The House budget resolution provides instructions for deficit-neutral tax reform. In addition, 11 House committees were instructed to report legislation for $203 billion in savings and reforms over the 10-year budget window. It assumes $1.8 trillion in additional revenues from faster projected economic growth, $300 billion of which is earmarked for tax reform, and the remaining $1.5 trillion for deficit reduction (a net $300 billion revenue loss based on traditional revenue scoring). The Senate budget resolution provides instructions for tax reform that would increase deficits by up to $1.5 trillion over the 10-year budget window. It provides for no savings other than $1 billion from the Energy and Natural Resources Committee. It assumes $1.4 trillion in additional revenues from faster projected economic growth. In the potential House and Senate budget agreement, the House would have to approve the Senate’s plan to grow the deficit by no more than $1.5 trillion over the House provision for revenue-neutral tax reform. The House would also have to let go of the additional $203 billion in savings and reforms. The Senate budget as amended includes a concession to the House over higher defense spending without offsets, which is designed to appeal to House conservatives.

Some Temporary Measures Likely

Republicans are relying on budget reconciliation to drive tax reform, but this process may impact their ability to enact permanent tax reform measures. According to the Senate Byrd rule the deficit may not be increased beyond the current 10-year window under a budget reconciliation process. Thus, the tax legislation could lose revenue in the first 10-year budget window, but not beyond the current 10 years. Absent creative structuring, the tax cuts contemplated under budget reconciliation would sunset after 10 years (as with the tax cuts enacted under budget reconciliation in 2001 and 2003 during the Bush Administration). Smaller, more permanent tax cuts or some mixture of temporary and permanent items that balance out to meet the Byrd rule requirements are possible alternatives. For example, The Unified Framework indicated that capital expensing would be a temporary measure lasting at least five years.

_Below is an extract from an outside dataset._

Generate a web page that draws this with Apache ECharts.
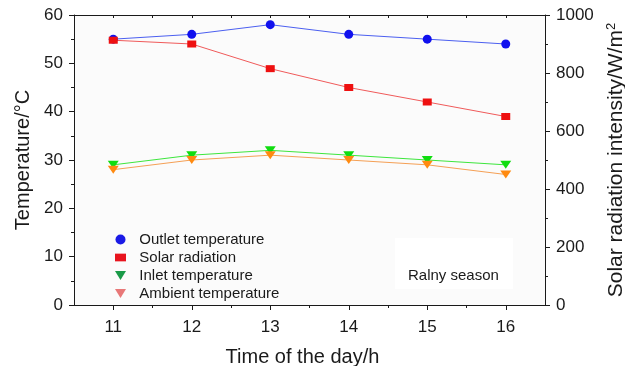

When tax reform details are released, additional temporary measures may be included to make the math work under budget reconciliation constraints.

The Takeaway

With the approval of the Senate budget resolution, Republicans are one step closer to the release of their detailed legislative proposal for tax reform. Thus far, Republicans have not unveiled critical details regarding specifics behind qualification for a special 25% passthrough-business rate, curtailment of deduction for interest expense for C corporations and other taxpayers, and the details of expected anti-base erosion and other base-broadening measures for businesses. Republicans may also clarify whether there will be a fourth top tax bracket for individuals of 39.6% (or higher). If the House approves the Senate budget with amendments, a time consuming budget conference will not be necessary and tax legislative details could be released by the end of October or early November.

There are still many obstacles for tax reform legislation to clear before it will be ready for a full vote. Garnering 50 of 52 Republicans in the Senate or peeling off a few red state Democrats to pass tax reform under budget reconciliation will be very difficult. With the clock ticking towards the end of 2017, tax reform by the end of 2017 seems unlikely but not impossible. At this point, taxpayers should continue to prepare for potentially significant tax changes including a reduced tax rate on C corporations and a territorial (100% dividend exemption) system of taxation that includes a mandatory deemed-repatriation tax on multinational corporations.